Canadian academic (born 1945)

Arthur Kroker (born 1945) is a Canadian author, editor, educator and researcher of political science, technology and culture.

==Life and career==
He earned a PhD in political science from McMaster University in 1975. In addition to being a professor of political science at the University of Victoria, Kroker serves as director of the Pacific Centre for Technology and Culture (PACTAC), located at the university. Kroker was appointed to the Canada Research Chair in technology, culture and theory in 2003. He was the editor for the online academic journal CTheory, an international journal of theory, technology and culture.

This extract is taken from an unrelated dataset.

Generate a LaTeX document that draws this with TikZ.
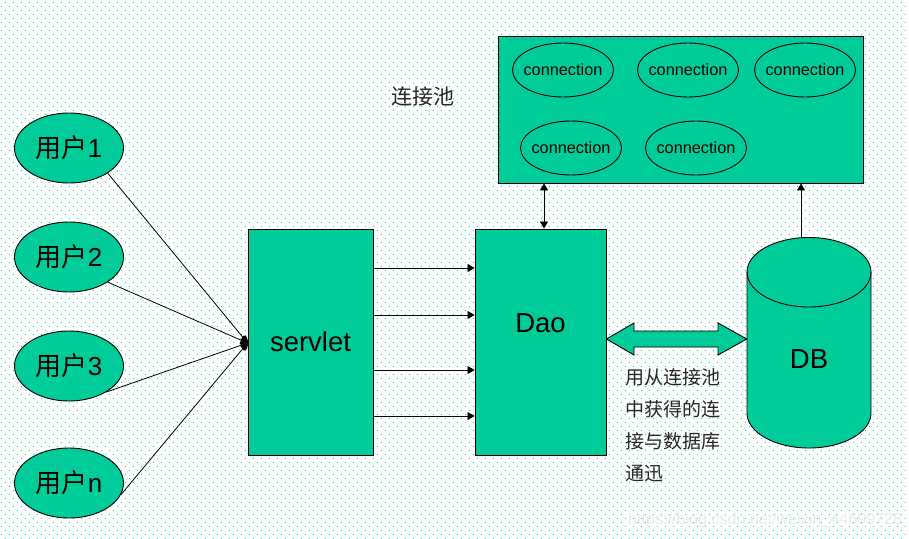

Kroker has been an outspoken critic of the transformation of the early internet into a consumer-driven system ("virtual class"). Austrian magazine Monochrom interviewed him about his political motivations in 1996.

He was married to Marilouise Kroker from 1971 until her death in 2018.

== Bibliography ==
=== Books ===
- Technology and the Canadian Mind: Innis, McLuhan, Grant (1984)
- The Postmodern Scene: Excremental Culture and Hyper-Aesthetics (1987) (with David Cook)
- Panic Encyclopedia: The Definitive Guide to the Postmodern Scene (1989) (with David Cook and Marilouise Kroker)
- The Possessed Individual: Technology and the French Postmodern (1992)
- SPASM: Virtual Reality, Android Music, and Electric Flesh (1993)
- Data Trash: Theory of the Virtual Class (1994) (with Michael A. Weinstein)
- Hacking the Future (1996) (with Marilouise Kroker)
- The Will to Technology and the Culture of Nihilism: Heidegger, Nietzsche and Marx (2004)
- Body Drift: Butler, Hayles, Haraway (2012)
- Exits to the Posthuman Future (2014)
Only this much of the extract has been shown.